How Does Your Logo Measure Up?

Understanding what colours can mean for consumers provides you with a solid foundation from which to analyse your own brand’s colours, particularly within your logo. Very Peri may be the colour of 2022, but your brand needs a colour that represents it. Is your current colour scheme serving your brand or causing miscommunications?


It’s not an exact science, but you can have great success when you combine colour theory with a thorough understanding of your audience, including culture, gender and age.

Research Your Industry & Target Audience

Context is key to the successful application of colour theory. This means you need to understand your industry, as well as your target audience. 

Start by analysing the logos and colours of your competitors. Are there repeated colours? What are these colours implying about the brands and the industry overall? Is it true of your brand? 

There’s nothing wrong with having logo colours that are popular within your industry — it can make for a simple visual cue for consumers. However, there is reward in the risk of choosing a different colour. It’s up to you, though, to decide if the payoff is worth it.

Before you commit to a fresh logo colour, remember to consider your target consumers. What are they looking for in a brand? Will your new colour encourage them towards your brand?

Decide If a Picture Is Worth More Than 1000 Words

The colour you choose for your logo can be impacted by your style of logo. There are two main styles of logo: those that prioritise words, and those that utilise symbols and iconography. There are benefits and downsides to either style, but if you are favouring typography, having a powerful colour is important for recognition. When you use iconography, there is an additional element of recognition for the consumer. For instance, compare the ABC logo with IGA’s logo. The ABC infinity-esque symbol is instantly recognisable without any typography, while the IGA oval is less distinctive. Therefore, a more impactful colour is required.

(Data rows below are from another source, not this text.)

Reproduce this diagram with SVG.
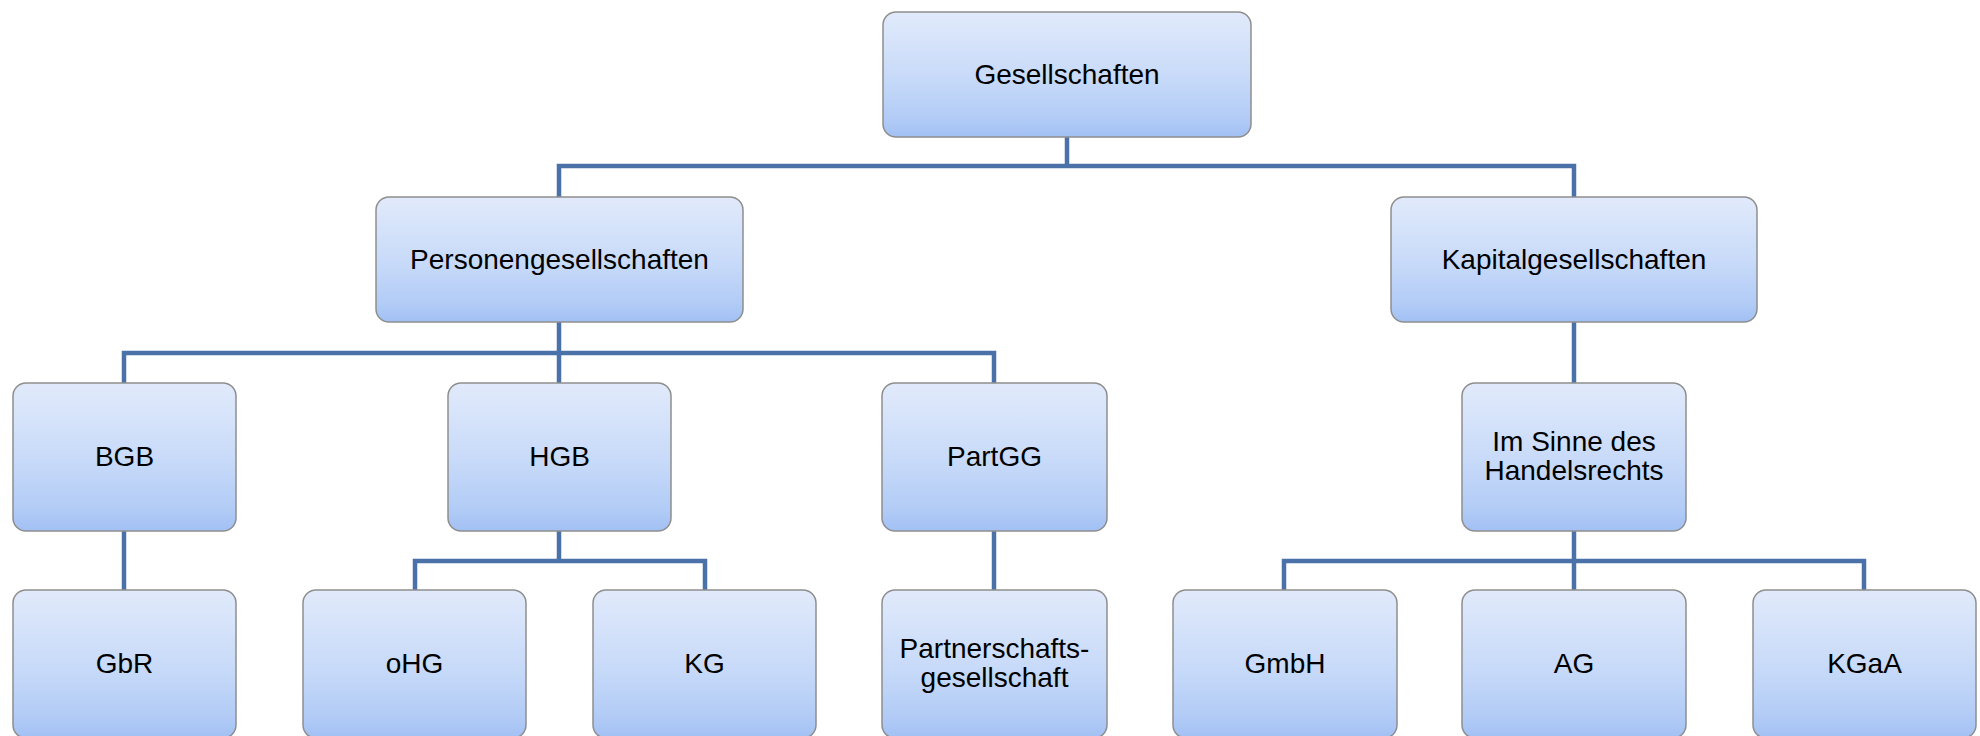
<svg xmlns="http://www.w3.org/2000/svg" width="1980" height="736" viewBox="0 0 1980 736">
<defs>
<linearGradient id="g" x1="0" y1="0" x2="0" y2="1">
<stop offset="0" stop-color="#e1eafb"/>
<stop offset="0.5" stop-color="#c9dbf9"/>
<stop offset="0.85" stop-color="#b2ccf6"/>
<stop offset="1" stop-color="#a2c0f4"/>
</linearGradient>
<style>
.box{fill:url(#g);stroke:#8e8e8e;stroke-width:1.5}
.t{font-family:"Liberation Sans",Arial,sans-serif;font-size:28px;fill:#000;text-anchor:middle}
.c{fill:none;stroke:#4a72a8;stroke-width:4.5;stroke-linejoin:miter}
</style>
</defs>
<rect width="1980" height="736" fill="#fff"/>
<g id="connectors">
<path class="c" d="M1067 137V166M559 197V166H1574V197"/>
<path class="c" d="M559 322V353M124 383V353H994V383M559 353V383"/>
<path class="c" d="M1574 322V383"/>
<path class="c" d="M124 531V590"/>
<path class="c" d="M559 531V561M415 590V561H705V590"/>
<path class="c" d="M994 531V590"/>
<path class="c" d="M1574 531V590M1284 590V561H1864V590"/>
</g>
<g id="n-gesellschaften"><rect class="box" x="883" y="12" width="368" height="125" rx="13"/><text class="t" x="1067" y="84">Gesellschaften</text></g>
<g id="n-personen"><rect class="box" x="376" y="197" width="367" height="125" rx="13"/><text class="t" x="559.5" y="269">Personengesellschaften</text></g>
<g id="n-kapital"><rect class="box" x="1391" y="197" width="366" height="125" rx="13"/><text class="t" x="1574" y="269">Kapitalgesellschaften</text></g>
<g id="n-bgb"><rect class="box" x="13" y="383" width="223" height="148" rx="13"/><text class="t" x="124.5" y="466">BGB</text></g>
<g id="n-hgb"><rect class="box" x="448" y="383" width="223" height="148" rx="13"/><text class="t" x="559.5" y="466">HGB</text></g>
<g id="n-partgg"><rect class="box" x="882" y="383" width="225" height="148" rx="13"/><text class="t" x="994.5" y="466">PartGG</text></g>
<g id="n-imsinne"><rect class="box" x="1462" y="383" width="224" height="148" rx="13"/><text class="t" x="1574" y="451">Im Sinne des</text><text class="t" x="1574" y="480">Handelsrechts</text></g>
<g id="n-gbr"><rect class="box" x="13" y="590" width="223" height="148" rx="13"/><text class="t" x="124.5" y="673">GbR</text></g>
<g id="n-ohg"><rect class="box" x="303" y="590" width="223" height="148" rx="13"/><text class="t" x="414.5" y="673">oHG</text></g>
<g id="n-kg"><rect class="box" x="593" y="590" width="223" height="148" rx="13"/><text class="t" x="704.5" y="673">KG</text></g>
<g id="n-partner"><rect class="box" x="882" y="590" width="225" height="148" rx="13"/><text class="t" x="994.5" y="658">Partnerschafts-</text><text class="t" x="994.5" y="687">gesellschaft</text></g>
<g id="n-gmbh"><rect class="box" x="1173" y="590" width="224" height="148" rx="13"/><text class="t" x="1285" y="673">GmbH</text></g>
<g id="n-ag"><rect class="box" x="1462" y="590" width="224" height="148" rx="13"/><text class="t" x="1574" y="673">AG</text></g>
<g id="n-kgaa"><rect class="box" x="1753" y="590" width="223" height="148" rx="13"/><text class="t" x="1864.5" y="673">KGaA</text></g>
</svg>
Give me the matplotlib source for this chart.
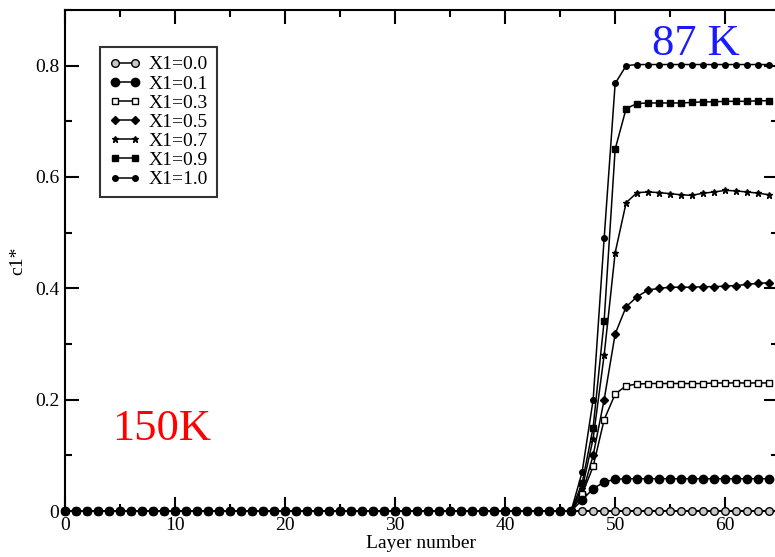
import numpy as np
import matplotlib
matplotlib.use("Agg")
from matplotlib import pyplot as plt
from matplotlib.ticker import MultipleLocator, FuncFormatter

plt.rcParams['font.family'] = ['Liberation Serif', 'DejaVu Serif']

# layer index 0..64, everything sits at zero until layer 46
layers = list(range(65))
flat = [0.0] * 47

tail_00 = [0.0] * 18
tail_01 = [0.02, 0.04, 0.052, 0.057, 0.058, 0.058, 0.058, 0.058, 0.058, 0.058,
           0.058, 0.058, 0.058, 0.058, 0.058, 0.058, 0.058, 0.058]
tail_03 = [0.03, 0.08, 0.164, 0.21, 0.225, 0.228, 0.229, 0.229, 0.229, 0.229,
           0.229, 0.229, 0.23, 0.23, 0.23, 0.23, 0.23, 0.23]
tail_05 = [0.03, 0.10, 0.20, 0.318, 0.367, 0.385, 0.397, 0.400, 0.402, 0.402,
           0.402, 0.403, 0.403, 0.404, 0.405, 0.407, 0.409, 0.41]
tail_07 = [0.04, 0.13, 0.28, 0.464, 0.554, 0.572, 0.573, 0.572, 0.570, 0.568,
           0.567, 0.571, 0.573, 0.576, 0.575, 0.573, 0.571, 0.568]
tail_09 = [0.05, 0.15, 0.342, 0.65, 0.723, 0.732, 0.733, 0.733, 0.733, 0.733,
           0.734, 0.735, 0.735, 0.736, 0.736, 0.736, 0.737, 0.737]
tail_10 = [0.07, 0.20, 0.49, 0.768, 0.80, 0.802, 0.802, 0.802, 0.802, 0.802,
           0.802, 0.802, 0.802, 0.802, 0.802, 0.802, 0.802, 0.802]

labels = ["X1=0.0", "X1=0.1", "X1=0.3", "X1=0.5", "X1=0.7", "X1=0.9", "X1=1.0"]
series = [flat + tail_00, flat + tail_01, flat + tail_03, flat + tail_05,
          flat + tail_07, flat + tail_09, flat + tail_10]

styles = [
    dict(marker='o', ms=5.5, mfc='#c8c8c8', zorder=3),
    dict(marker='o', ms=6.0, mfc='black', zorder=4),  # on top: fills the zero row
    dict(marker='s', ms=4.6, mfc='white', zorder=2.5),
    dict(marker='D', ms=4.3, mfc='black', zorder=2.4),
    dict(marker='*', ms=4.5, mfc='black', zorder=2.3),
    dict(marker='s', ms=5.0, mfc='black', zorder=2.2),
    dict(marker='o', ms=4.0, mfc='black', zorder=2.1),
]

W, H = 775, 557
fig = plt.figure(figsize=(W / 100, H / 100), dpi=100)
ax = fig.add_axes([65 / W, 46 / H, 713 / W, 501 / H])

for lab, ys, st in zip(labels, series, styles):
    ax.plot(layers, ys, color='black', lw=1.1, mec='black', mew=1.0,
            label=lab, clip_on=False, **st)

ax.set_xlim(0, 64.8)
ax.set_ylim(0, 0.9)
ax.xaxis.set_major_locator(MultipleLocator(10))
ax.xaxis.set_minor_locator(MultipleLocator(5))
ax.yaxis.set_major_locator(MultipleLocator(0.2))
ax.yaxis.set_minor_locator(MultipleLocator(0.1))
ax.yaxis.set_major_formatter(FuncFormatter(lambda v, p: "0" if abs(v) < 1e-9 else f"{v:.1f}"))
ax.tick_params(which='both', direction='in', top=True, right=True, width=1.5,
               labelsize=14, pad=4)
ax.tick_params(which='major', length=10)
ax.tick_params(which='minor', length=5)
for sp in ax.spines.values():
    sp.set_linewidth(1.5)

ax.set_xlabel("Layer number", fontsize=14, labelpad=1)
ax.set_ylabel("c1*", fontsize=14, labelpad=6)

leg = ax.legend(loc='upper left', bbox_to_anchor=(0.049, 0.926), fontsize=14,
                frameon=True, fancybox=False, handlelength=1.65,
                labelspacing=0.08, borderpad=0.45, handletextpad=0.4,
                borderaxespad=0, numpoints=2)
leg.get_frame().set_edgecolor('black')
leg.get_frame().set_linewidth(1.5)

fig.text(652 / W, 1 - 55 / H, "87 K", color='#1a1aff', fontsize=32,
         ha='left', va='baseline')
fig.text(112 / W, 1 - 440 / H, "150K", color='#ff0000', fontsize=32,
         ha='left', va='baseline')

fig.savefig("out.png", dpi=100)
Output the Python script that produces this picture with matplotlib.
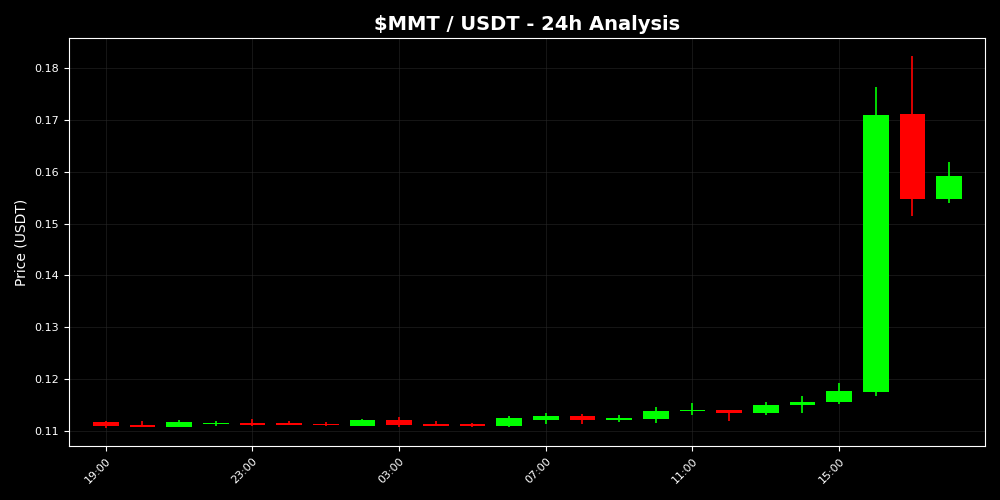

Don’t Forget to Integrate Your Colour Scheme

Ideally, the colouring of your logo should translate across your brand and fit within an overall colour scheme. This consistency and unity aids in brand recognition. Your colour scheme does not need to be dominated by your logo colour, but it should feature. It may be a pop of colour in a minimalist colour scheme. Therefore, when choosing your logo colour, be sure that it will work with your existing colour scheme or be prepared to review this and all associated materials as well. 

And a Very Peri New Year

At the end of the day, no one knows what 2022 holds in store for us. However, the swift and extensive change of the last few years has shown us that timelessness is a worthwhile quality. Using colour theory, you can create a logo for your brand to represent it for generations to come.